Transcribe the data in full and exactly, omitting any pictures.

━━━━━━━━━━━━━━━━

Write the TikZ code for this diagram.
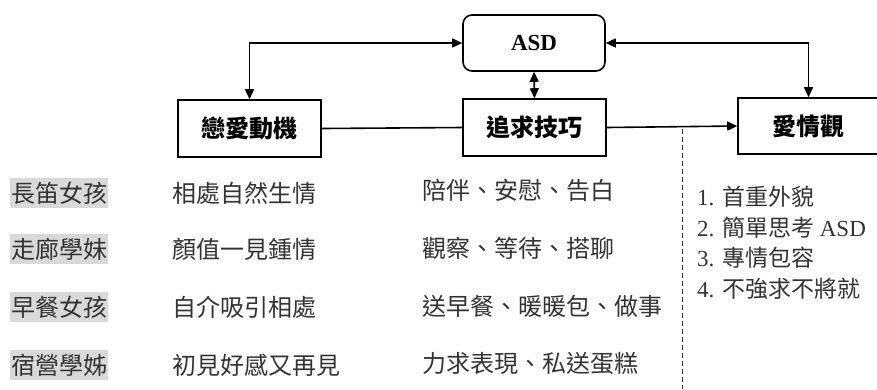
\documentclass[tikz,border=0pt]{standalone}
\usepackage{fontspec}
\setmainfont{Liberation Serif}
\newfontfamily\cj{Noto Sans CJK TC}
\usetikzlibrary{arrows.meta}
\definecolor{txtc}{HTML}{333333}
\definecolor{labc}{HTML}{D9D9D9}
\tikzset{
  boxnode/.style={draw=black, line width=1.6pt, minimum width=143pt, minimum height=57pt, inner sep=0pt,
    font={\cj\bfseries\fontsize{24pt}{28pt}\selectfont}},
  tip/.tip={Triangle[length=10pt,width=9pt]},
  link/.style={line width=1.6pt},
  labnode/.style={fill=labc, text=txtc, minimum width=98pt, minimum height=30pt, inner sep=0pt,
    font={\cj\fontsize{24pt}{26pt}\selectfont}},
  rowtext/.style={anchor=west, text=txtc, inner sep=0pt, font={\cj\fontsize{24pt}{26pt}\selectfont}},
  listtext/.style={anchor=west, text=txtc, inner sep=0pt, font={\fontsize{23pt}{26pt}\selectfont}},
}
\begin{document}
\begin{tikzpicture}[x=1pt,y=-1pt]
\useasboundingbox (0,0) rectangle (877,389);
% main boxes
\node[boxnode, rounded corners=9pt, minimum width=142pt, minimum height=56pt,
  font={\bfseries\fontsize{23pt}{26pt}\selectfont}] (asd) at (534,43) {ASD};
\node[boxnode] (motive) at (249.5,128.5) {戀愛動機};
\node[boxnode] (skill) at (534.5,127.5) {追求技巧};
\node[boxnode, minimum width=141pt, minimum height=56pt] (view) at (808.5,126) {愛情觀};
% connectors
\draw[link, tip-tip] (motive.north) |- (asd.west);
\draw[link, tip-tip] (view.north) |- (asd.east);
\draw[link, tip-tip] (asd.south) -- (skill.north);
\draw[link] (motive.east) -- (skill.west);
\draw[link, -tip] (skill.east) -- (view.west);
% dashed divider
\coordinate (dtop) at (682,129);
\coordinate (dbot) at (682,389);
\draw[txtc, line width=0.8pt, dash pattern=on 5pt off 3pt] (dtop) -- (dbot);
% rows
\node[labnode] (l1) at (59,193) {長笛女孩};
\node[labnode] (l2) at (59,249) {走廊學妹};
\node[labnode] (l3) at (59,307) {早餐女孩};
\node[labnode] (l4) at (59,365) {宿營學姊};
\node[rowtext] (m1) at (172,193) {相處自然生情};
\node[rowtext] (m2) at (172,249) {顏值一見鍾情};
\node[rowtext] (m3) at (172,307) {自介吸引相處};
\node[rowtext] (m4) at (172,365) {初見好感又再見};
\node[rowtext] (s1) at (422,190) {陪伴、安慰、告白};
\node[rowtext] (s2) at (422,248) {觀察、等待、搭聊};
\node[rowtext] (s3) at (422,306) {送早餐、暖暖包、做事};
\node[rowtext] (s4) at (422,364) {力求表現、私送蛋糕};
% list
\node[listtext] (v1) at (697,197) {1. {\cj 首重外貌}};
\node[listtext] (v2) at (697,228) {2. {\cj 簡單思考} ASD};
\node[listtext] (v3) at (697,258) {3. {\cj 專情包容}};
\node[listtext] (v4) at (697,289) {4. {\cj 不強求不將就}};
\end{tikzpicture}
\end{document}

━━━━━━━━━━━━━━━━

- Complete response:
Write the TikZ code for this diagram.
\documentclass[tikz,border=0pt]{standalone}
\usepackage{fontspec}
\setmainfont{Liberation Serif}
\newfontfamily\cj{Noto Sans CJK TC}
\usetikzlibrary{arrows.meta}
\definecolor{txtc}{HTML}{333333}
\definecolor{labc}{HTML}{D9D9D9}
\tikzset{
  boxnode/.style={draw=black, line width=1.6pt, minimum width=143pt, minimum height=57pt, inner sep=0pt,
    font={\cj\bfseries\fontsize{24pt}{28pt}\selectfont}},
  tip/.tip={Triangle[length=10pt,width=9pt]},
  link/.style={line width=1.6pt},
  labnode/.style={fill=labc, text=txtc, minimum width=98pt, minimum height=30pt, inner sep=0pt,
    font={\cj\fontsize{24pt}{26pt}\selectfont}},
  rowtext/.style={anchor=west, text=txtc, inner sep=0pt, font={\cj\fontsize{24pt}{26pt}\selectfont}},
  listtext/.style={anchor=west, text=txtc, inner sep=0pt, font={\fontsize{23pt}{26pt}\selectfont}},
}
\begin{document}
\begin{tikzpicture}[x=1pt,y=-1pt]
\useasboundingbox (0,0) rectangle (877,389);
% main boxes
\node[boxnode, rounded corners=9pt, minimum width=142pt, minimum height=56pt,
  font={\bfseries\fontsize{23pt}{26pt}\selectfont}] (asd) at (534,43) {ASD};
\node[boxnode] (motive) at (249.5,128.5) {戀愛動機};
\node[boxnode] (skill) at (534.5,127.5) {追求技巧};
\node[boxnode, minimum width=141pt, minimum height=56pt] (view) at (808.5,126) {愛情觀};
% connectors
\draw[link, tip-tip] (motive.north) |- (asd.west);
\draw[link, tip-tip] (view.north) |- (asd.east);
\draw[link, tip-tip] (asd.south) -- (skill.north);
\draw[link] (motive.east) -- (skill.west);
\draw[link, -tip] (skill.east) -- (view.west);
% dashed divider
\coordinate (dtop) at (682,129);
\coordinate (dbot) at (682,389);
\draw[txtc, line width=0.8pt, dash pattern=on 5pt off 3pt] (dtop) -- (dbot);
% rows
\node[labnode] (l1) at (59,193) {長笛女孩};
\node[labnode] (l2) at (59,249) {走廊學妹};
\node[labnode] (l3) at (59,307) {早餐女孩};
\node[labnode] (l4) at (59,365) {宿營學姊};
\node[rowtext] (m1) at (172,193) {相處自然生情};
\node[rowtext] (m2) at (172,249) {顏值一見鍾情};
\node[rowtext] (m3) at (172,307) {自介吸引相處};
\node[rowtext] (m4) at (172,365) {初見好感又再見};
\node[rowtext] (s1) at (422,190) {陪伴、安慰、告白};
\node[rowtext] (s2) at (422,248) {觀察、等待、搭聊};
\node[rowtext] (s3) at (422,306) {送早餐、暖暖包、做事};
\node[rowtext] (s4) at (422,364) {力求表現、私送蛋糕};
% list
\node[listtext] (v1) at (697,197) {1. {\cj 首重外貌}};
\node[listtext] (v2) at (697,228) {2. {\cj 簡單思考} ASD};
\node[listtext] (v3) at (697,258) {3. {\cj 專情包容}};
\node[listtext] (v4) at (697,289) {4. {\cj 不強求不將就}};
\end{tikzpicture}
\end{document}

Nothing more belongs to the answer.